Chroniques

par jérémie szpirglas

Rigoletto
opéra de Giuseppe Verdi

Opéra national de Lorraine, Nancy
- 24 mars 2009
© ville de nancy

Dès le lever de rideau gagne un sentiment mal défini de malaise. Il n’y a pourtant, à première vue, rien de choquant dans cette nouvelle production de Rigoletto. Certes, Mariame Clément réactualise l’ouvrage : elle situe l’action à une période relativement floue (que l’on parvient tout de même à dater vers la fin du siècle dernier) et dans un lieu plus flou encore (aucune trace de Mantoue), mais tout cela est, somme toute, assez courant, ces derniers temps, dans le monde de l’opéra. N’était la couleur de leurs costumes (blanc), les courtisans pourraient être des soldats d’une phalange fasciste quelconque ; mais, là encore, on en a vu bien d’autres. Quant au Rigoletto de Tómas Tómasson, avec son visage de Boris Karloff, il prêterait plutôt à rire.

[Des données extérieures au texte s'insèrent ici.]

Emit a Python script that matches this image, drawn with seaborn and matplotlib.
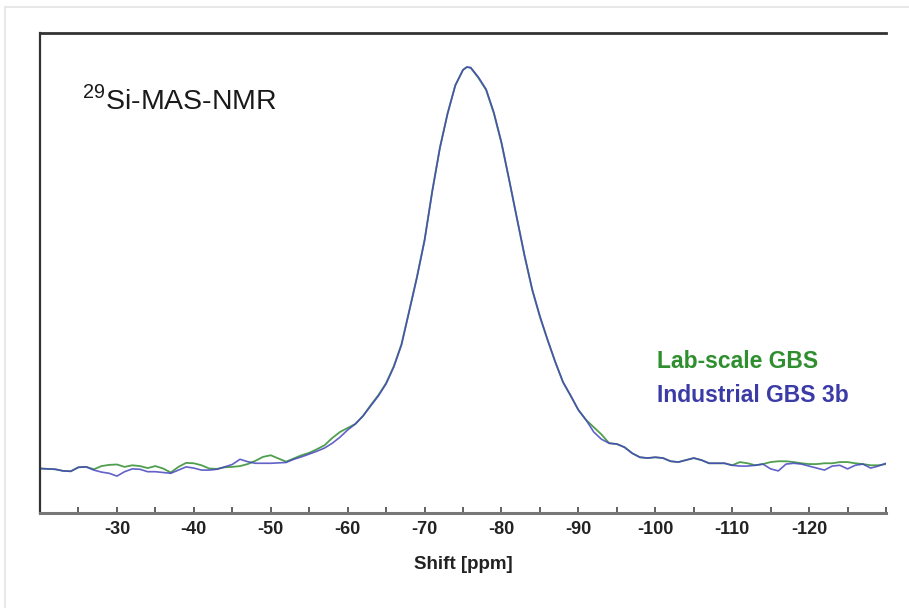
import matplotlib
matplotlib.use("Agg")
import matplotlib.pyplot as plt
import seaborn as sns
import pandas as pd
from matplotlib.lines import Line2D
from matplotlib.ticker import MultipleLocator

# ---- data (chemical shift in ppm, intensity in arbitrary units) ----
shift_ppm = ([-20 - i for i in range(56)] + [-75.5] + [-76 - i for i in range(55)])

lab_scale = [
    -0.1, -0.2, -0.3, -0.7, -0.8, 0.2, 0.3, -0.3, 0.5, 0.8,
    0.9, 0.3, 0.7, 0.5, 0.0, 0.5, -0.1, -1.1, 0.3, 1.3,
    1.2, 0.7, -0.1, -0.2, 0.2, 0.3, 0.5, 1.0, 1.8, 2.8,
    3.2, 2.4, 1.6, 2.4, 3.2, 3.8, 4.7, 5.7, 7.5, 9.0,
    10.0,
    11.0, 13.0, 15.7, 18.2, 21.2, 25.4, 30.9, 39.2, 47.6, 56.9,
    69.1, 80.0, 88.5, 95.5, 99.3,
    100.0,
    99.8, 97.3, 94.3, 88.5, 81.0, 71.8, 62.3, 52.9, 44.4, 37.7,
    31.9, 26.4, 21.4, 18.0, 14.5, 12.0,
    10.2, 8.4,
    6.2, 6.0, 5.2, 3.7, 2.7, 2.5, 2.7, 2.5, 1.7, 1.5,
    2.0, 2.5, 2.0, 1.2, 1.2, 1.2, 0.7,
    1.5, 1.2, 0.7, 1.0, 1.5, 1.7, 1.7, 1.5, 1.2, 1.0,
    1.0, 1.2, 1.2, 1.5, 1.5, 1.2, 1.0, 0.7, 0.7, 1.0,
]

industrial = [
    -0.1, -0.2, -0.3, -0.7, -0.8, 0.2, 0.3, -0.5, -1.0, -1.3,
    -2.0, -0.9, -0.2, -0.3, -0.9, -0.9, -1.1, -1.3, -0.5, 0.3,
    0.0, -0.5, -0.5, -0.3, 0.3, 0.9, 2.2, 1.6, 1.2, 1.2,
    1.2, 1.3, 1.4, 2.2, 2.8, 3.5, 4.2, 5.0, 6.2, 7.7,
    9.5,
    11.0, 13.0, 15.5, 18.0, 21.0, 25.2, 30.7, 39.0, 47.4, 56.7,
    68.9, 79.8, 88.4, 95.4, 99.3,
    100.0,
    99.9, 97.5, 94.5, 88.8, 81.3, 72.0, 62.5, 53.1, 44.6, 37.9,
    32.0, 26.5, 21.5, 18.1, 14.5, 12.0,
    9.0, 7.2,
    6.2, 6.0, 5.2, 3.7, 2.7, 2.5, 2.7, 2.5, 1.7, 1.5,
    2.0, 2.5, 2.0, 1.2, 1.2, 1.2, 0.7,
    0.5, 0.5, 0.7, 1.0, -0.2, -0.7, 1.0, 1.2, 1.0, 0.5,
    0.0, -0.5, 0.5, 0.7, -0.2, 0.7, 1.0, 0.0, 0.5, 1.2,
]

major_ticks = [-30, -40, -50, -60, -70, -80, -90, -100, -110, -120]
tick_labels = ["-30", "-40", "-50", "-60", "-70", "-80", "-90", "-100", "-110", "-120"]

series_names = ["Lab-scale GBS", "Industrial GBS 3b"]
line_colors = ["#4f9f4f", "#4646bf"]
text_colors = ["#2f8f2f", "#3b3ba8"]

sns.set_theme(style="white")
plt.rcParams["font.family"] = ["Liberation Sans", "DejaVu Sans"]
plt.rcParams["mathtext.fontset"] = "custom"
plt.rcParams["mathtext.rm"] = "Liberation Sans"

fig = plt.figure(figsize=(9.09, 6.08), dpi=100)
ax = fig.add_axes([40 / 909, 1 - 513 / 608, 846 / 909, 480 / 608])

df_lab = pd.DataFrame({"shift": shift_ppm, "intensity": lab_scale})
df_ind = pd.DataFrame({"shift": shift_ppm, "intensity": industrial})
sns.lineplot(data=df_lab, x="shift", y="intensity", ax=ax, color=line_colors[0],
             linewidth=1.3, sort=False, estimator=None)
sns.lineplot(data=df_ind, x="shift", y="intensity", ax=ax, color=line_colors[1],
             linewidth=1.2, sort=False, estimator=None, alpha=0.85)

ax.set_xlim(-20, -130)
ax.set_ylim(-11.2, 108.5)

ax.set_xticks(major_ticks)
ax.set_xticklabels(tick_labels, fontweight="bold", fontsize=13, color="#222222")
ax.xaxis.set_minor_locator(MultipleLocator(5))
ax.tick_params(axis="x", which="both", direction="in", length=4.5, width=1.3,
               color="#555555", pad=6, bottom=True)
ax.set_yticks([])
ax.set_ylabel("")
ax.set_xlabel("Shift [ppm]", fontweight="bold", fontsize=13.5, color="#222222", labelpad=13)

ax.spines["right"].set_visible(False)
for side in ["left", "top", "bottom"]:
    ax.spines[side].set_visible(True)
ax.spines["left"].set_color("#333333")
ax.spines["left"].set_linewidth(1.6)
ax.spines["top"].set_color("#333333")
ax.spines["top"].set_linewidth(2.0)
ax.spines["bottom"].set_color("#777777")
ax.spines["bottom"].set_linewidth(2.2)

ax.text(82 / 909, 1 - 100 / 608, r"$^{\mathregular{29}}$Si-MAS-NMR", transform=fig.transFigure,
        fontsize=20.5, color="#1a1a1a", va="center", ha="left")

fig.text(657 / 909, 1 - 362 / 608, series_names[0], fontsize=16.5, fontweight="bold",
         color=text_colors[0], va="center", ha="left")
fig.text(657 / 909, 1 - 395 / 608, series_names[1], fontsize=16.5, fontweight="bold",
         color=text_colors[1], va="center", ha="left")

# light page frame (top and left)
fig.add_artist(Line2D([5 / 909, 1], [1 - 7 / 608, 1 - 7 / 608], transform=fig.transFigure,
                      color="#e4e4e4", linewidth=1.2))
fig.add_artist(Line2D([5 / 909, 5 / 909], [0, 1 - 7 / 608], transform=fig.transFigure,
                      color="#e4e4e4", linewidth=1.2))

fig.savefig("out.png", dpi=100)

Il faut attendre le deuxième tableau du premier acte et l’enlèvement de Gilda (qui s’accompagne d’un viol collectif sur la personne de sa gouvernante) pour enfin comprendre l’origine du malaise qui, depuis, s’est durablement installé. Toute la production, les pantalons blancs à bretelles des courtisans, les signes de reconnaissance qu’ils s’échangent, les couloirs sans âme d’immeubles de rapport, les néons aveuglants, la nonchalance détachée et affichée des personnages – exception faite de Gilda et Rigoletto –, tout fait secrètement référence au chef d’œuvre du cinéma qu’est A Clockwork Orange de Stanley Kubrick. Convoquer ici le souvenir d’un film aujourd’hui encore controversé (et que des âmes sensibles hésitent toujours à visionner) est une idée audacieuse. Elle paraîtra même incongrue à certains, quand on pense au pathos et à l’émotion que l’opéra italien met constamment en avant, à l’opposé de l’ultraviolence banlieusarde, gratuite et déshumanisée décrite par le cinéaste.

Malgré la bonne volonté des chanteurs – et notamment d’Andreï Dunaev, ténor et bon comédien [lire notre chronique d’Eugène Onéguine, le 8 septembre 2008], qui incarne le Duc de Mantoue –, la référence perd toutefois une grande partie de sa force, imparfaitement soutenue par la direction de Paolo Olmi, aussi indolente que la mise en scène est brutale. À la tête d’un Orchestre symphonique et lyrique de Nancy inhabituellement pâle, Olmi a bien du mal à maintenir la cohérence du plateau : sa baguette est trop instable pour tenir le chœur et trop imprécise pour mener convenablement ses chanteurs.

On appréciera toutefois la performance pleine de grâce, de candeur et de finesse du soprano Elena Gorshunova en Gilda, ainsi que celle de Varduhi Abrahamyan, contralto sensuel avec une pointe canaille dans la voix, merveilleuse dans le rôle de Maddalena, prostituée au grand cœur. Deux voix affirmées et pleines de caractères, qui font tout le sel du célèbre quatuor de l’Acte III. À suivre également Jean Teitgen, basse puissante, saisissante de présence scénique, qui tire très bien son épingle du jeu dans le rôle de Sparafucile.